DfE to create ‘estates management portal’
The DfE is also designing a single “education estates management portal” to bring together its interactions with trusts and councils behind a “single front door”, Dewsbury revealed.
He said research and conversations with the sector “has shown that…the work we deliver with all of you is of high quality, but accessing our services is really difficult and in some places confusing.
Dewsbury said government wanted to build a “really clear service offer to the sector, to make it clear about what the department is responsible for and what responsible bodies are responsible for”.
It will be accessed through a “single front door” behind the existing DfE Connect, which already allows schools to manage things like school census and account returns and access guidance and policy documents.

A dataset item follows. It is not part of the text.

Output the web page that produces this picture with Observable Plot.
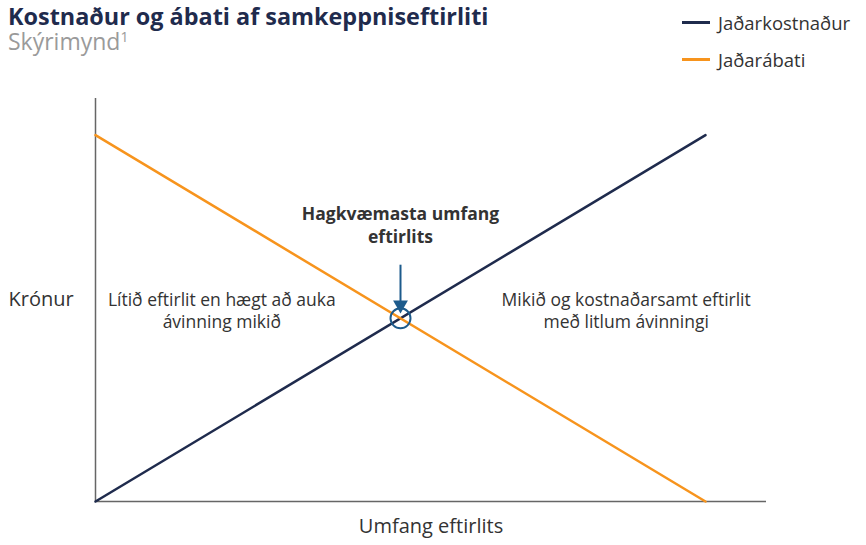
<!DOCTYPE html>
<html>
<head>
<meta charset="utf-8">
<script src="https://cdn.jsdelivr.net/npm/d3@7"></script>
<script src="https://cdn.jsdelivr.net/npm/@observablehq/plot@0.6"></script>
<style>
  body { margin: 0; background: #fff; font-family: "Open Sans", sans-serif; }
  #wrap { width: 866px; position: relative; }
  #header { position: relative; height: 80px; }
  #title { position: absolute; left: 8px; top: 5px; font-size: 23.4px; line-height: 1; font-weight: 700; color: #1f2b4d; white-space: nowrap; }
  #subtitle { position: absolute; left: 8px; top: 30px; font-size: 23px; line-height: 1; color: #9a9a9a; white-space: nowrap; }
  #subtitle sup { font-size: 14px; vertical-align: 8px; line-height: 0; }
  .leg { position: absolute; left: 682px; font-size: 18.5px; color: #333; white-space: nowrap; display: flex; align-items: center; }
  .leg i { display: inline-block; width: 28px; height: 3px; margin-right: 8px; }
</style>
</head>
<body>
<div id="wrap">
  <div id="header">
    <div id="title">Kostnaður og ábati af samkeppniseftirliti</div>
    <div id="subtitle">Skýrimynd<sup>1</sup></div>
    <div class="leg" id="leg0" style="top:10px"></div>
    <div class="leg" id="leg1" style="top:47px"></div>
  </div>
  <div id="chart"></div>
</div>
<script>
// Data
const scope = [0, 10];                 // Umfang eftirlits
const marginalCost = [0, 10];          // Jaðarkostnaður
const marginalBenefit = [10, 0];       // Jaðarábati
const seriesNames = ["Jaðarkostnaður", "Jaðarábati"];
const seriesColors = ["#1f2b4d", "#f7941d"];
const optimum = [{x: 5, y: 5}];
const arrowFrom = 6.45, arrowTo = 5.45;
const leftNote = {x: 2.07, y: 5.23, text: "Lítið eftirlit en hægt að auka\návinning mikið"};
const rightNote = {x: 8.70, y: 5.23, text: "Mikið og kostnaðarsamt eftirlit\nmeð litlum ávinningi"};
const optNote = {x: 5, y: 7.57, text: "Hagkvæmasta umfang\neftirlits"};
const yLabel = "Krónur";
const xLabel = "Umfang eftirlits";

seriesNames.forEach((n, i) => {
  document.getElementById("leg" + i).innerHTML = `<i style="background:${seriesColors[i]}"></i>${n}`;
});

const costData = scope.map((x, i) => ({x, y: marginalCost[i]}));
const benefitData = scope.map((x, i) => ({x, y: marginalBenefit[i]}));
const accent = "#1d5b8c";

const chart = Plot.plot({
  width: 866,
  height: 465,
  marginLeft: 95,
  marginRight: 100,
  marginTop: 18,
  marginBottom: 44,
  style: {fontFamily: "Open Sans, sans-serif", background: "#fff"},
  x: {domain: [0, 11], axis: null},
  y: {domain: [0, 11], axis: null},
  marks: [
    Plot.ruleX([0], {y1: 0, y2: 11, stroke: "#666", strokeWidth: 1.5}),
    Plot.ruleY([0], {x1: 0, x2: 11, stroke: "#666", strokeWidth: 1.5}),
    Plot.line(costData, {x: "x", y: "y", stroke: seriesColors[0], strokeWidth: 2.5}),
    Plot.line(benefitData, {x: "x", y: "y", stroke: seriesColors[1], strokeWidth: 2.5}),
    Plot.dot(optimum, {x: "x", y: "y", r: 10, stroke: accent, strokeWidth: 2, fill: "none"}),
    Plot.ruleX(optimum, {x: "x", y1: arrowFrom, y2: arrowTo, stroke: accent, strokeWidth: 2}),
    Plot.dot(optimum, {x: "x", y: () => arrowTo, dy: 3, symbol: "triangle", rotate: 180, r: 5.5, fill: accent, stroke: "none"}),
    Plot.text([leftNote], {x: "x", y: "y", text: "text", fontSize: 17.5, lineHeight: 1.25, fill: "#333"}),
    Plot.text([rightNote], {x: "x", y: "y", text: "text", fontSize: 17.5, lineHeight: 1.25, fill: "#333"}),
    Plot.text([optNote], {x: "x", y: "y", text: "text", fontSize: 17.5, fontWeight: "bold", lineHeight: 1.3, fill: "#333"}),
    Plot.text([yLabel], {frameAnchor: "left", text: d => d, textAnchor: "start", dx: -87, fontSize: 20, fill: "#333"}),
    Plot.text([xLabel], {frameAnchor: "bottom", text: d => d, dy: 31, fontSize: 20, fill: "#333"})
  ]
});
document.getElementById("chart").appendChild(chart);
</script>
</body>
</html>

“That will be an education estates management portal, making sure we take as much advantage of the data and technology as we can.
“An ongoing dialog between estate managers their data and the department, so we can support them in delivering their assets and climate action plans.”
Three ‘pillars’ of support
He said the service offer would have three component “pillars”.
The first – building and rebuild – will cover the DfE’s programmes to replace life-expired buildings and create new space “where it’s needed”.
Dewsbury said in the “short term, we need to deal with the backlog.
“We need to increase the number we’re rebuilding for those life expired buildings, but then we need to get that into a sustained position of a number that works with the wider drive to hit a resilient estate.”
The second pillar is condition resilience and decarbonisation. Again, there is a “significant backlog of need”.
“We want to work with through with you, a service offer in this pillar to ensure we’re focusing on the long term strategic maintenance and priorities required to retrofit, repair and replace key building elements.”
The final pillar is estate management and “enabling responsible bodies to proactively manage their estates by providing accredited products like…frameworks to pull upon for small for asset management, or enhancing capability of the sector through training.
“Our ambition is that this together brings our services in a way that is accessible for responsible body and education settings.”